If money is any indicator of what the elections will look like in November, Republicans are in big, big trouble. Before the expected blue wave arrives, the GOP is already drowning in a green wave.
According to Politico, Republican candidates in the 70 most contested races have put aside $60 million for TV ads. By contrast, the figure for Democrats is $109 million, and that figure doesn’t account for the $20 million that former New York City Mayor Michael Bloomberg has pledged to spend on Democrats in the waning weeks of the campaign.
A financial pinch is an unusual feeling for Republicans, although the Trump campaign felt it in 2016. Trump spent only half of what Hillary Clinton did on her campaign, due to a combination of Trump’s own cheapness and a widespread belief among the donor class that Trump was a sure loser not worth investing in.
While Republicans might like to comfort themselves with Trump’s example, this year’s races are entirely different. There are dozens of contested campaigns, particularly for the House, and the lack of money is putting GOP candidates at a distinct disadvantage.
“From Democrat candidates to outside groups, we’ve never seen anything like this before,” Brian Walsh, president of the pro-Trump America First Action super PAC, told Politico. “They are dumping in cash by the truckload.”
A lot of that money comes from small donor contributions. Beto O’Rourke, who is running for Senate against incumbent Ted Cruz, raised $38 million in the last three months alone, breaking records. O’Rourke does not take money from PACS, special interest groups or corporations. The money is a tribute to the disdain in which Democrats around the country hold Cruz, with his anti-LGBTQ bias.
Similarly, Andrew Janz, who is running against Rep. Devin Nunes, Trump’s Congressional attack dog against the Russia investigation, raised $4 million in the last three months.
Meanwhile, Republicans are having to make some hard choices with their cash. They’ve begun to write off some incumbents in races that the party has deemed lost causes. The party has stopped spending money on a handful of candidates, diverting the precious funds to other, more salvageable campaigns.
Among the losers in the lottery is Rep. Kevin Yoder. Yoder is facing Sharice Davids, who is on track to become the first openly LGBTQ person from Kansas in Congress. Others tagged as losers by their own party include Rep. Mike Bishop of Michigan and Rep. Mike Coffman of Colorado.
Many of the most vulnerable Republicans are in districts that Hillary Clinton carried in 2016, and not all of them have awful anti-LGBTQ records like Yoder. Coffman, for example, has a 68% voting score from HRC.
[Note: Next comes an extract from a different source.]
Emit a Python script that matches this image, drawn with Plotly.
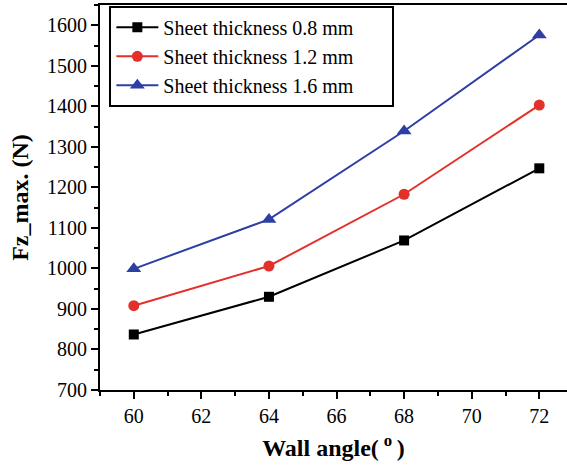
import plotly.graph_objects as go

# Wall angle (degrees) and peak vertical force Fz (N) per sheet thickness
wall_angle = [60, 64, 68, 72]
fz_08 = [837, 930, 1069, 1247]
fz_12 = [908, 1006, 1183, 1403]
fz_16 = [999, 1121, 1339, 1576]

# trailing fixed-width spaces give the legend frame its wider right padding
pad = "\u2003\u2002\u2009"
series = [
    ("Sheet thickness 0.8 mm" + pad, fz_08, "#000000", "square", 10),
    ("Sheet thickness 1.2 mm" + pad, fz_12, "#e3302a", "circle", 11),
    ("Sheet thickness 1.6 mm" + pad, fz_16, "#2e3fa3", "triangle-up", 13),
]

fig = go.Figure()
for name, vals, color, sym, size in series:
    fig.add_trace(go.Scatter(
        x=wall_angle, y=vals, name=name, mode="lines+markers",
        line=dict(color=color, width=2),
        marker=dict(symbol=sym, size=size, color=color),
    ))

serif = "'Times New Roman', 'Liberation Serif', serif"

fig.update_layout(
    width=567, height=466,
    margin=dict(l=100, r=0, t=5, b=76),
    paper_bgcolor="white", plot_bgcolor="white",
    font=dict(family=serif, color="black", size=20),
    showlegend=True,
    legend=dict(
        x=0.02, y=0.998, xanchor="left", yanchor="top",
        bordercolor="black", borderwidth=2, bgcolor="white",
        font=dict(size=20, family=serif, color="black"),
        tracegroupgap=0, itemwidth=42,
    ),
    xaxis=dict(
        range=[59, 72.82], tickvals=[60, 62, 64, 66, 68, 70, 72],
        ticks="outside", ticklen=7, tickwidth=1.5, tickcolor="black",
        minor=dict(dtick=1, tick0=59, ticks="outside", ticklen=4, tickwidth=1.5, tickcolor="black"),
        showline=True, linecolor="black", linewidth=2, mirror=True,
        showgrid=False, zeroline=False,
        tickfont=dict(size=20, family=serif, color="black"),
        title=dict(text="<b>Wall angle(\u2009<sup>o</sup>\u2009)</b>",
                   font=dict(size=24, family=serif, color="black", weight="bold"), standoff=13),
    ),
    yaxis=dict(
        range=[700, 1650], dtick=100,
        ticks="outside", ticklen=7, tickwidth=1.5, tickcolor="black",
        minor=dict(dtick=50, ticks="outside", ticklen=4, tickwidth=1.5, tickcolor="black"),
        showline=True, linecolor="black", linewidth=2,
        showgrid=False, zeroline=False,
        tickfont=dict(size=20, family=serif, color="black"),
        title=dict(text="<b>Fz_max. (N)</b>",
                   font=dict(size=24, family=serif, color="black", weight="bold"), standoff=12),
    ),
)

fig.write_html("out.html")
Republicans may still raise some last-minute money to help as the campaigns draw to a close. Casino magnate Sheldon Adelson just opened up his wallet for an as-yet undisclosed sum to help Republicans save their Congressional majority. That may staunch the losses a little, but by now the odds are high that Republicans will lose the House. (They are likely to hold onto the Senate, however.)
Contrary to popular belief, money confers a lot of advantages, but it can’t buy an election. Both Janz and O’Rourke are lagging in polls. As much as Democrats outside of Fresno and Texas respectively want to see the incumbents lose, the voters in the districts get the final say.
Still, money can tip races, and Democrats will find out soon enough just how well spent their money was.